Long Island City has never quite been able to achieve this moment—it has that sense of fleeting possibility, the last mad rush before the music stops, but it has remained forever on the cusp. Quite simply, it has never had the density, the busy sidewalks and cluttered cafés that make a neighborhood feel like it is the place to be at a particular moment. The party always seems to be happening somewhere else, where the people are.
Nor is it likely that Long Island City ever truly will, for the only means of achieving that density, building more high-end residential towers, is likely to wipe out that very wildness and sense of possibility. This may well be inevitable—a fate that was written by the neighborhood’s physical characteristics, the realities of the housing market and the larger economic forces that have pummeled the city. But it is, nonetheless, a loss.

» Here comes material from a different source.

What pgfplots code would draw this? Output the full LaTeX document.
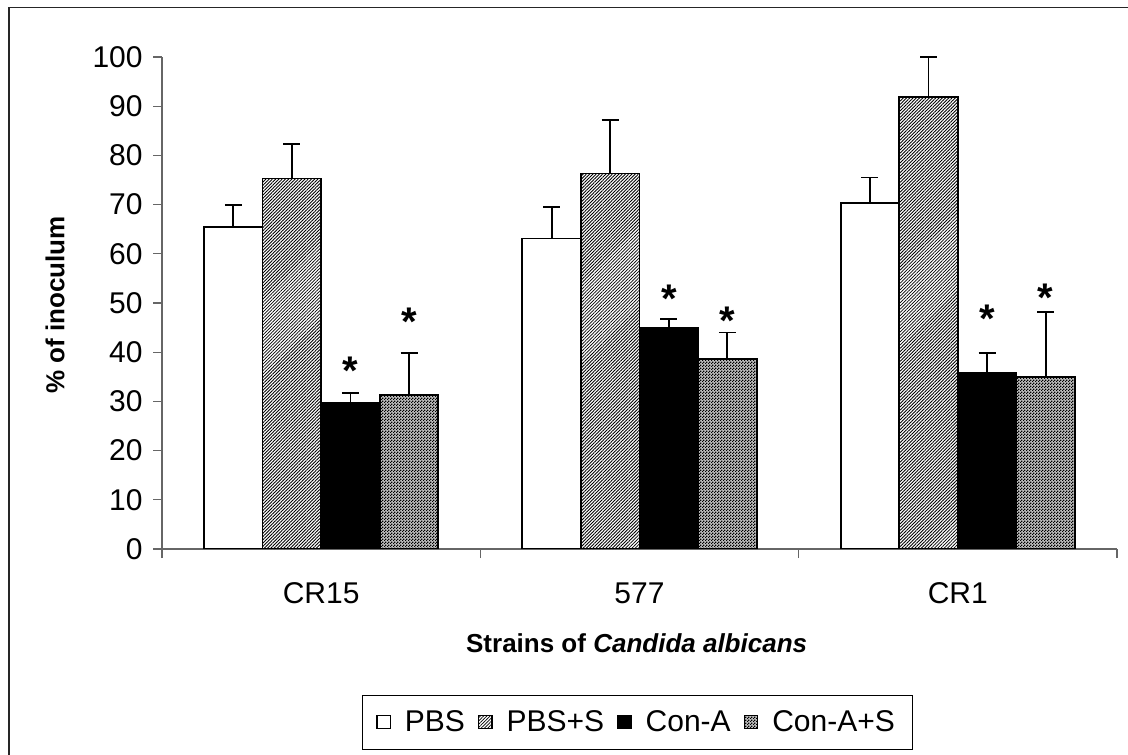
\documentclass[border=0pt]{standalone}
\usepackage{fontspec}
\setmainfont{Liberation Sans}
\usepackage{pgfplots}
\usepackage{pgfplotstable}
\pgfplotsset{compat=1.18}
\usetikzlibrary{patterns,patterns.meta}

\tikzdeclarepattern{
  name=checker,
  type=uncolored,
  bounding box={(0pt,0pt) and (1.5pt,1.5pt)},
  tile size={(1.5pt,1.5pt)},
  code={
    \fill (0pt,0pt) rectangle (0.75pt,0.75pt);
    \fill (0.75pt,0.75pt) rectangle (1.5pt,1.5pt);
  }
}

\pgfplotstableread{
x y e
0 65.4 4.5
1 63.1 6.4
2 70.4 5.1
}\pbs
\pgfplotstableread{
x y e
0 75.3 7.0
1 76.3 10.9
2 91.8 8.2
}\pbss
\pgfplotstableread{
x y e
0 29.6 2.1
1 45.0 1.7
2 35.8 4.1
}\cona
\pgfplotstableread{
x y e
0 31.3 8.6
1 38.6 5.4
2 34.9 13.2
}\conas

\newcommand{\lf}{\fontsize{15}{18}\selectfont}
\begin{document}
\begin{tikzpicture}
\useasboundingbox (0,0) rectangle (564pt,377pt);
\clip (0,0) rectangle (564pt,377pt);
\fill[white] (0,0) rectangle (564pt,377pt);
\draw[line width=0.7pt, black!85] (4.5pt,-20pt) -- (4.5pt,373.3pt) -- (600pt,373.3pt);
\begin{axis}[
  at={(81pt,102.5pt)}, anchor=south west,
  scale only axis, width=477.5pt, height=246pt,
  xmin=-0.5, xmax=2.5, ymin=0, ymax=100,
  axis lines*=left,
  axis line style={black!60, line width=0.6pt},
  ybar=0pt, bar width=0.184,
  ytick={0,10,...,100},
  xtick={-0.5,0.5,1.5,2.5}, xticklabels={},
  extra x ticks={0,1,2}, extra x tick labels={CR15,577,CR1},
  extra x tick style={major tick length=0pt},
  tick align=outside,
  major tick length=4.5pt,
  tick style={black!60, line width=0.6pt},
  /pgf/number format/assume math mode=true,
  ticklabel style={font=\fontsize{15}{18}\selectfont},
  every y tick label/.append style={anchor=east, inner xsep=0pt, xshift=-5pt},
  xticklabel style={anchor=center, yshift=-22.3pt},
  xlabel={Strains of \textit{Candida albicans}},
  xlabel style={at={(axis description cs:0.497,-0.191)}, anchor=center, font=\bfseries\fontsize{13}{15}\selectfont},
  ylabel={\% of inoculum},
  ylabel style={at={(axis description cs:-0.112,0.496)}, anchor=center, font=\bfseries\fontsize{13}{15}\selectfont},
  legend columns=4,
  legend style={at={(axis description cs:0.498,-0.352)}, anchor=center, draw=black, line width=0.6pt,
    font=\lf, inner xsep=7pt, inner ysep=5.5pt,
    /tikz/every odd column/.append style={column sep=5pt},
    /tikz/every even column/.append style={column sep=4.5pt}},
  legend image code/.code={\draw[#1, line width=0.7pt] (0pt,-3.3pt) rectangle (6.6pt,3.3pt);},
  every axis plot/.append style={draw=black, line width=0.9pt},
]
\addplot[fill=white,
  error bars/.cd, y dir=plus, y explicit,
  error bar style={line width=0.9pt, black},
  error mark options={rotate=90, black, line width=0.9pt, mark size=4.25pt}]
  table[x=x, y=y, y error=e]{\pbs};
\addplot[fill=white, postaction={pattern={Lines[angle=45,distance=1.15pt,line width=0.42pt]}},
  error bars/.cd, y dir=plus, y explicit,
  error bar style={line width=0.9pt, black},
  error mark options={rotate=90, black, line width=0.9pt, mark size=4.25pt}]
  table[x=x, y=y, y error=e]{\pbss};
\addplot[fill=black,
  error bars/.cd, y dir=plus, y explicit,
  error bar style={line width=0.9pt, black},
  error mark options={rotate=90, black, line width=0.9pt, mark size=4.25pt}]
  table[x=x, y=y, y error=e]{\cona};
\addplot[fill=black!25, postaction={pattern=checker},
  error bars/.cd, y dir=plus, y explicit,
  error bar style={line width=0.9pt, black},
  error mark options={rotate=90, black, line width=0.9pt, mark size=4.25pt}]
  table[x=x, y=y, y error=e]{\conas};
\legend{PBS,PBS+S,Con-A,Con-A+S}
\begin{scope}[every node/.style={font=\bfseries\fontsize{20}{22}\selectfont, yshift=-4.5pt}]
\node at (axis cs:0.092,38.0) {*};
\node at (axis cs:0.276,48.0) {*};
\node at (axis cs:1.092,52.6) {*};
\node at (axis cs:1.276,48.2) {*};
\node at (axis cs:2.092,48.6) {*};
\node at (axis cs:2.276,52.8) {*};
\end{scope}
\end{axis}
\end{tikzpicture}
\end{document}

One evening this fall, I was roaming through the neighborhood, when I turned off Jackson Avenue, onto the small side street where Sculpture Center is located. It was only a little after six and a Saturday, and I had thought the gallery might be open, but it wasn’t. I was still lingering outside when I saw a woman emerge from the gleaming glass residential tower next door, pulling a Yorkshire terrier behind her. The woman stopped directly in front of the building and waited while the dog gave the sidewalk a cursory sniff and squatted to pee. Then they turned and walked back into the building.